Have converted the old works 6.5 tonne van to a fully off grid motorhome including patio (Tail lift!). Only use sites when hooking up with mates and find we meet the most interesting people when in the wild. Looking forward to exchanging ideas.

See you on the road

Mark and Tracy
:wave:


----------



## REC (Aug 28, 2017)

Wow, that sounds like the good life! Welcome!


----------



## Makzine (Aug 28, 2017)

Hello and :welcome:


----------



## GeoffL (Aug 28, 2017)

Hi and welcome!
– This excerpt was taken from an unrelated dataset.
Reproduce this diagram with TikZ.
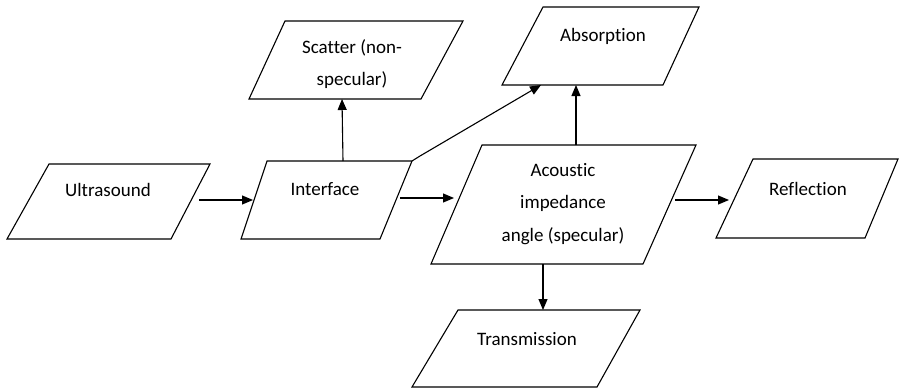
\documentclass[tikz,border=0pt]{standalone}
\usepackage{fontspec}
\setmainfont{Carlito}[Ligatures={NoCommon,NoRare}]
\usetikzlibrary{arrows.meta}
\begin{document}
\begin{tikzpicture}[x=1pt,y=-1pt,
  box/.style={draw=black, line width=1.1pt, line join=miter},
  lbl/.style={font=\fontsize{19}{32.5}\selectfont, align=center, inner sep=0pt},
  conn/.style={line width=1.1pt, -{Triangle[length=11pt,width=9pt]}}]
\useasboundingbox (0,0) rectangle (900,389);
% boxes
\draw[box] (49,164) -- (210,164) -- (171,239) -- (7,239) -- cycle;
\node[lbl] (us) at (108,190) {Ultrasound};
\draw[box] (267,161) -- (412,161) -- (380,239) -- (241,239) -- cycle;
\node[lbl] (if) at (325,189) {Interface};
\draw[box] (285,21) -- (463,21) -- (421,99) -- (249,99) -- cycle;
\node[lbl] (sc) at (352,64) {Scatter (non-\\specular)};
\draw[box] (543,7) -- (699,7) -- (663,85) -- (502,85) -- cycle;
\node[lbl] (ab) at (603,36) {Absorption};
\draw[box] (482,145) -- (696,145) -- (643,264) -- (431,264) -- cycle;
\node[lbl] (ac) at (563,204) {Acoustic\\impedance\\angle (specular)};
\draw[box] (753,159) -- (898,159) -- (865,238) -- (716,238) -- cycle;
\node[lbl] (re) at (808,189) {Reflection};
\draw[box] (458,310) -- (640,310) -- (597,387) -- (412,387) -- cycle;
\node[lbl] (tr) at (527,339) {Transmission};
% connector end points
\coordinate (usE) at (199,200);
\coordinate (ifW) at (253,200);
\coordinate (ifE) at (400,198);
\coordinate (acW) at (454,198);
\coordinate (ifN) at (343,161);
\coordinate (scS) at (342,99);
\coordinate (ifNE) at (412,161);
\coordinate (bend) at (420,156);
\coordinate (abS1) at (541,85);
\coordinate (acN) at (576,145);
\coordinate (abS2) at (576,85);
\coordinate (acE) at (675,200);
\coordinate (reW) at (729,200);
\coordinate (acS) at (543,264);
\coordinate (trN) at (543,310);
% connectors
\draw[conn] (usE) -- (ifW);
\draw[conn] (ifE) -- (acW);
\draw[conn] (ifN) -- (scS);
\draw[conn] (ifNE) -- (bend) -- (abS1);
\draw[conn] (acN) -- (abS2);
\draw[conn] (acE) -- (reW);
\draw[conn] (acS) -- (trN);
\end{tikzpicture}
\end{document}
There were a few units like yours at the last Maker Session; some really nice conversions. Hope to meet with you some day.


----------



## wildebus (Aug 28, 2017)

Hi,
love to see some photos.  Tailgate lift as a patio sounds good.  
I've seen a few box vans where people have made a little porch at the rear and used the shutter door to close off when leaving


----------



## jeanette (Aug 28, 2017)

Hi and:welcome::camper:


----------



## phillybarbour (Aug 28, 2017)

Hi and welcome, van sounds different would be great to see it any pics.


----------



## harrow (Aug 29, 2017)

Sounds interesting

:welcome:


----------



## Pauljenny (Aug 30, 2017)

Welcome.
Have you considered taking out full membership?
You'll get access to all the latest inside info, juicy discounts and much more.


----------



## GreggBear (Aug 31, 2017)

Tuberider said:


> Hi all
> 
> Have converted the old works 6.5 tonne van to a fully off grid motorhome including patio (Tail lift!). Only use sites when hooking up with mates and find we meet the most interesting people when in the wild. Looking forward to exchanging ideas.
> 
> ...



Hey guys welcome. What type of van are you in? Piccies would be nice we like a good piccy on here! Hope you're both having a ball. Hopefully see you out there sometime.:welcome::camper::goodluck::drive::have fun::cool1:


----------



## Robmac (Aug 31, 2017)

Just my kind of van.

If she'd let me have one! 

Welcome


----------



## Sharon the Cat (Aug 31, 2017)

Robmac said:


> Just my kind of van.
> 
> If she'd let me have one!
> 
> Welcome



Just tell her you could keep some chickens on the patio.


----------



## n brown (Aug 31, 2017)

Sharon the Cat said:


> Just tell her you could keep some chickens on the patio.


 you may laugh but i knew a dutch guy who travelled with 6 chickens in a wicker box on the back of his merc- they never laid an egg, he wasn't the cleverest cloggie in the shoe shop !


----------



## trevskoda (Aug 31, 2017)

n brown said:


> you may laugh but i knew a dutch guy who travelled with 6 chickens in a wicker box on the back of his merc- they never laid an egg, he wasn't the cleverest cloggie in the shoe shop !


Was not a well hatched plan.


----------



## rockape (Aug 31, 2017)

trevskoda said:


> Was not a well hatched plan.


Was until his big hens packed in.


----------